→ Challenge
Give again only the lines beginning with the one that contains "Emit a LaTeX" and ending with the one that contains "(p2576) at (1005,482.5)"; include both of those lines.
Dataset excerpts start
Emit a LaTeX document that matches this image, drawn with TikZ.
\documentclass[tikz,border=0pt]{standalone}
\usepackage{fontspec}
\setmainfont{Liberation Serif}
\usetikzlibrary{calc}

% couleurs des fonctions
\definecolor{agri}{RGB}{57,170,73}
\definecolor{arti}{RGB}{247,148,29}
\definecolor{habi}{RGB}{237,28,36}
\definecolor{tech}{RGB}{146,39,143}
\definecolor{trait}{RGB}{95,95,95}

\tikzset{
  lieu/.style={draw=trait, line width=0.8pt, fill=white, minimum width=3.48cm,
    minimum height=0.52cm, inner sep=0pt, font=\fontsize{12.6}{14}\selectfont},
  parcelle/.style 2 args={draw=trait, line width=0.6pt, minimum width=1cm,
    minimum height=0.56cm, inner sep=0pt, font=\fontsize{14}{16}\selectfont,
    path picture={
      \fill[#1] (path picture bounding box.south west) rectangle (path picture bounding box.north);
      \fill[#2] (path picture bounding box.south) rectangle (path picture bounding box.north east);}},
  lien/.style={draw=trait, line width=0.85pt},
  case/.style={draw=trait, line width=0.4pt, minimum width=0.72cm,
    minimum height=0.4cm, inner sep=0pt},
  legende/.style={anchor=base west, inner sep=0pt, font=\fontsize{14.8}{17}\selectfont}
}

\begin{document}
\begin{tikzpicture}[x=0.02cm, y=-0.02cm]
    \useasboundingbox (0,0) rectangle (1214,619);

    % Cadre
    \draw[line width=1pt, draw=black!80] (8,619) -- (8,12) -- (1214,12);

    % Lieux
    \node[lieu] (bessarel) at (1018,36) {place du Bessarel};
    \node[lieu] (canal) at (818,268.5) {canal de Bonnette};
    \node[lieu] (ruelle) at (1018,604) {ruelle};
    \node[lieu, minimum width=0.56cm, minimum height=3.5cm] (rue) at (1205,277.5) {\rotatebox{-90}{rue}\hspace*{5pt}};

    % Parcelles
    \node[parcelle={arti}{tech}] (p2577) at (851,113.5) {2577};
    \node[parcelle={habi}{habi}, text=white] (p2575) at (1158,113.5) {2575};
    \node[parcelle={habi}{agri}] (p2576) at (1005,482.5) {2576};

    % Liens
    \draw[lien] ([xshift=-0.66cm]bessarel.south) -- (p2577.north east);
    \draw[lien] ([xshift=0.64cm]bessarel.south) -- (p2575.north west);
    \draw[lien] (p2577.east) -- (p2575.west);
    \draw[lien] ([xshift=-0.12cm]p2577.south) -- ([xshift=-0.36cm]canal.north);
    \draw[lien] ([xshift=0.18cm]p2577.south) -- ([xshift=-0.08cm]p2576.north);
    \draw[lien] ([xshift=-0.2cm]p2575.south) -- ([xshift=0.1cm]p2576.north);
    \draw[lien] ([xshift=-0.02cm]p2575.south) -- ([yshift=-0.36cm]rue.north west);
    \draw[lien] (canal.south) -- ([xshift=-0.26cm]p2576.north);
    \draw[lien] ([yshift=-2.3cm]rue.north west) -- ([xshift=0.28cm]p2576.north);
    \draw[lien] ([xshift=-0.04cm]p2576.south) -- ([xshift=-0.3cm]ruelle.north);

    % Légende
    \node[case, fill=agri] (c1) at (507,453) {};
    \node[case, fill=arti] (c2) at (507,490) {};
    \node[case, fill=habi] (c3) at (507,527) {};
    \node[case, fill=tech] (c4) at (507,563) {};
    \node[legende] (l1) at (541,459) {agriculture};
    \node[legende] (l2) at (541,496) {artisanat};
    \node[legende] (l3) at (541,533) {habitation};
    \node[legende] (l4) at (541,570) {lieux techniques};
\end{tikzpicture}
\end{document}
Dataset excerpts end
Dataset excerpts start
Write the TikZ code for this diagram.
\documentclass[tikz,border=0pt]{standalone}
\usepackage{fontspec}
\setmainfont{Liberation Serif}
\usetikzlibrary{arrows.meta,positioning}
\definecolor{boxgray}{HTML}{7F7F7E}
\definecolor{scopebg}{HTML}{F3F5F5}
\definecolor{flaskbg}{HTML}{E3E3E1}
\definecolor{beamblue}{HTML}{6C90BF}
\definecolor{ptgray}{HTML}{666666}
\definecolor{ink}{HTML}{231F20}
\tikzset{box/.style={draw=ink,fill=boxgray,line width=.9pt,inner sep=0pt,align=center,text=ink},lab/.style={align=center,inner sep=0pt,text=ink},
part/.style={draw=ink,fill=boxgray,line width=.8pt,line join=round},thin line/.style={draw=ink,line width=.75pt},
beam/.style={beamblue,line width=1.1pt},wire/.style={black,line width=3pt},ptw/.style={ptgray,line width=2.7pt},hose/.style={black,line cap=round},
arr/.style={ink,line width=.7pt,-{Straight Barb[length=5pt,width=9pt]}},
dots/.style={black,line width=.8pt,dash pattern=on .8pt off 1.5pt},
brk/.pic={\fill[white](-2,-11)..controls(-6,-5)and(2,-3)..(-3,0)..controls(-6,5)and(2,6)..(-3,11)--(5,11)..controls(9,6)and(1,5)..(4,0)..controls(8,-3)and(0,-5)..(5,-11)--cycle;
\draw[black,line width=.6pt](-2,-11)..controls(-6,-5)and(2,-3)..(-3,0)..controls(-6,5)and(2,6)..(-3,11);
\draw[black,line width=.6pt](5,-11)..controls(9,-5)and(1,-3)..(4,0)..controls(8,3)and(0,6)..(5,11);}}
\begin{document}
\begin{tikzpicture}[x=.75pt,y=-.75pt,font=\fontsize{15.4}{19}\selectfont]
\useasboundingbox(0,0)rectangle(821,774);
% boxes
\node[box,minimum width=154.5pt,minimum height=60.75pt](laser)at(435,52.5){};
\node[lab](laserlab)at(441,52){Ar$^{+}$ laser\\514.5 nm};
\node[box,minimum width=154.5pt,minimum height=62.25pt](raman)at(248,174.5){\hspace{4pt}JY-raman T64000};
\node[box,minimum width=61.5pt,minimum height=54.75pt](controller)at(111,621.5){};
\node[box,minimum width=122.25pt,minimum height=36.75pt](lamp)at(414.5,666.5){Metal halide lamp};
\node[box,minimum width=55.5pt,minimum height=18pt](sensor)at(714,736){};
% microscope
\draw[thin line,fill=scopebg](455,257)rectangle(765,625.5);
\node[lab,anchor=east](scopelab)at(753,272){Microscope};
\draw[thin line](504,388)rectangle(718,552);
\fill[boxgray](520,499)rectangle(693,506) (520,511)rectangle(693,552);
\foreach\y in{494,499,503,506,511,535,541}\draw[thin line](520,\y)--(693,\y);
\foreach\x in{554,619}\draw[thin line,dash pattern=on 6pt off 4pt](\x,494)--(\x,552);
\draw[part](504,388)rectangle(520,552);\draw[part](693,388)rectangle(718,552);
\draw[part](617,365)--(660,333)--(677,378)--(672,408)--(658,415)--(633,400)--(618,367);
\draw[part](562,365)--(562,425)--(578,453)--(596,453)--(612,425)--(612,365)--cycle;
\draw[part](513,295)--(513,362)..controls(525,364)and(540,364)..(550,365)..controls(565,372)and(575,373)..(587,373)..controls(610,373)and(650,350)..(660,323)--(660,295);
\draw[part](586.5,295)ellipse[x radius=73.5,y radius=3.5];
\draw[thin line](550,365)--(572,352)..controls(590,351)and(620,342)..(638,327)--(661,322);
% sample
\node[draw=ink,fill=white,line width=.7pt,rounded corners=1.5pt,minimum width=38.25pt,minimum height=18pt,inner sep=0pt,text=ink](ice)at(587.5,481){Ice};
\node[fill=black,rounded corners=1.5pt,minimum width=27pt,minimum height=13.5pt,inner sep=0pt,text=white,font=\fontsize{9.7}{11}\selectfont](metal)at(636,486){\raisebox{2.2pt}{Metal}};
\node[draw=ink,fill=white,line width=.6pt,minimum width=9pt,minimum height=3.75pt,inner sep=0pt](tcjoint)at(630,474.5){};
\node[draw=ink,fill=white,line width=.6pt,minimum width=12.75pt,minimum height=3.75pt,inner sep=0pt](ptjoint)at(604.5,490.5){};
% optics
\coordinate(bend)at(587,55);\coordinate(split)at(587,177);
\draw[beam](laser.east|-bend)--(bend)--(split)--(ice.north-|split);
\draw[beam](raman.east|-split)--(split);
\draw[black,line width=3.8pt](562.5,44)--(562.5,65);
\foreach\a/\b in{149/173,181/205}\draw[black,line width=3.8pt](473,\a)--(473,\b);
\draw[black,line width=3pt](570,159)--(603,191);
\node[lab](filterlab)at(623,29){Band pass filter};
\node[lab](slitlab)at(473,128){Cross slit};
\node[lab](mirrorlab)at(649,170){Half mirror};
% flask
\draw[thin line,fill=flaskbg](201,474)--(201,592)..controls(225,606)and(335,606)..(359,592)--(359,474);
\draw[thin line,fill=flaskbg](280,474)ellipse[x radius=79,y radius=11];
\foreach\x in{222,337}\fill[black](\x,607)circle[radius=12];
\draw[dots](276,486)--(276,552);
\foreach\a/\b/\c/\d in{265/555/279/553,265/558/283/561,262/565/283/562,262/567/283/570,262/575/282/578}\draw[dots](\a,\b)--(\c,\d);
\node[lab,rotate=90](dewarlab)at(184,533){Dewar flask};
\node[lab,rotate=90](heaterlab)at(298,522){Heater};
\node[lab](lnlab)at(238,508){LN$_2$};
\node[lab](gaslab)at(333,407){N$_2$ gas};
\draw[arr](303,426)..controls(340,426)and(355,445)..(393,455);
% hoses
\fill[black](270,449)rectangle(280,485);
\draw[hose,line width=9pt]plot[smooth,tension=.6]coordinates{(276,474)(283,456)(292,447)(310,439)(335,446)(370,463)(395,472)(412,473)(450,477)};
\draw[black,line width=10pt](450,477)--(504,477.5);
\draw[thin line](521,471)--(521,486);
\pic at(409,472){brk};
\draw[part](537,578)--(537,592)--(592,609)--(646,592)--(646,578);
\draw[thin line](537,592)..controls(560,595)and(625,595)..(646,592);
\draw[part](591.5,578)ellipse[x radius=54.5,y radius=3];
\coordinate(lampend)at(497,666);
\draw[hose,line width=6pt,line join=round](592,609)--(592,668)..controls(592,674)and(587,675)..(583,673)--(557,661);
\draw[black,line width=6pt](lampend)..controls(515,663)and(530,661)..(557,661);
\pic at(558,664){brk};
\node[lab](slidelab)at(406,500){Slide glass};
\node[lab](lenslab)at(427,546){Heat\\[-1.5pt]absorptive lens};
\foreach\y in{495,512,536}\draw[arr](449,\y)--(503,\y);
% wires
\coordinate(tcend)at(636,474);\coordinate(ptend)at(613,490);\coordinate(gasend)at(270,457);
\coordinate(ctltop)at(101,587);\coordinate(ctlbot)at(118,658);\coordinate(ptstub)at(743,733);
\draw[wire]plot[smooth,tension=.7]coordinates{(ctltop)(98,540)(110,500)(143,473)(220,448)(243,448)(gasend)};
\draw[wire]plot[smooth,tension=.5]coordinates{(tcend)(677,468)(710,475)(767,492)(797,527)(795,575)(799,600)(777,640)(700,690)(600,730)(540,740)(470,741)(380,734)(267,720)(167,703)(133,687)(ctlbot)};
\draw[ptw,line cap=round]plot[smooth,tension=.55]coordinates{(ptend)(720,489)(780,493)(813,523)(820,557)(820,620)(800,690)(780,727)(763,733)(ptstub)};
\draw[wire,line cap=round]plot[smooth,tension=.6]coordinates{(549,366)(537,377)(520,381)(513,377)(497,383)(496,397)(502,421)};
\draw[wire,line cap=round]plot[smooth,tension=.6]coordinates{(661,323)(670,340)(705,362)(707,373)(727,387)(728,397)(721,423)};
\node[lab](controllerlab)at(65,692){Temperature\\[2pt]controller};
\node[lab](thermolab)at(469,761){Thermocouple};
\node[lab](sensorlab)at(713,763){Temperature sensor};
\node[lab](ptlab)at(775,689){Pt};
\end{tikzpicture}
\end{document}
Dataset excerpts end
→ Completed task
Emit a LaTeX document that matches this image, drawn with TikZ.
\documentclass[tikz,border=0pt]{standalone}
\usepackage{fontspec}
\setmainfont{Liberation Serif}
\usetikzlibrary{calc}

% couleurs des fonctions
\definecolor{agri}{RGB}{57,170,73}
\definecolor{arti}{RGB}{247,148,29}
\definecolor{habi}{RGB}{237,28,36}
\definecolor{tech}{RGB}{146,39,143}
\definecolor{trait}{RGB}{95,95,95}

\tikzset{
  lieu/.style={draw=trait, line width=0.8pt, fill=white, minimum width=3.48cm,
    minimum height=0.52cm, inner sep=0pt, font=\fontsize{12.6}{14}\selectfont},
  parcelle/.style 2 args={draw=trait, line width=0.6pt, minimum width=1cm,
    minimum height=0.56cm, inner sep=0pt, font=\fontsize{14}{16}\selectfont,
    path picture={
      \fill[#1] (path picture bounding box.south west) rectangle (path picture bounding box.north);
      \fill[#2] (path picture bounding box.south) rectangle (path picture bounding box.north east);}},
  lien/.style={draw=trait, line width=0.85pt},
  case/.style={draw=trait, line width=0.4pt, minimum width=0.72cm,
    minimum height=0.4cm, inner sep=0pt},
  legende/.style={anchor=base west, inner sep=0pt, font=\fontsize{14.8}{17}\selectfont}
}

\begin{document}
\begin{tikzpicture}[x=0.02cm, y=-0.02cm]
    \useasboundingbox (0,0) rectangle (1214,619);

    % Cadre
    \draw[line width=1pt, draw=black!80] (8,619) -- (8,12) -- (1214,12);

    % Lieux
    \node[lieu] (bessarel) at (1018,36) {place du Bessarel};
    \node[lieu] (canal) at (818,268.5) {canal de Bonnette};
    \node[lieu] (ruelle) at (1018,604) {ruelle};
    \node[lieu, minimum width=0.56cm, minimum height=3.5cm] (rue) at (1205,277.5) {\rotatebox{-90}{rue}\hspace*{5pt}};

    % Parcelles
    \node[parcelle={arti}{tech}] (p2577) at (851,113.5) {2577};
    \node[parcelle={habi}{habi}, text=white] (p2575) at (1158,113.5) {2575};
    \node[parcelle={habi}{agri}] (p2576) at (1005,482.5) {2576};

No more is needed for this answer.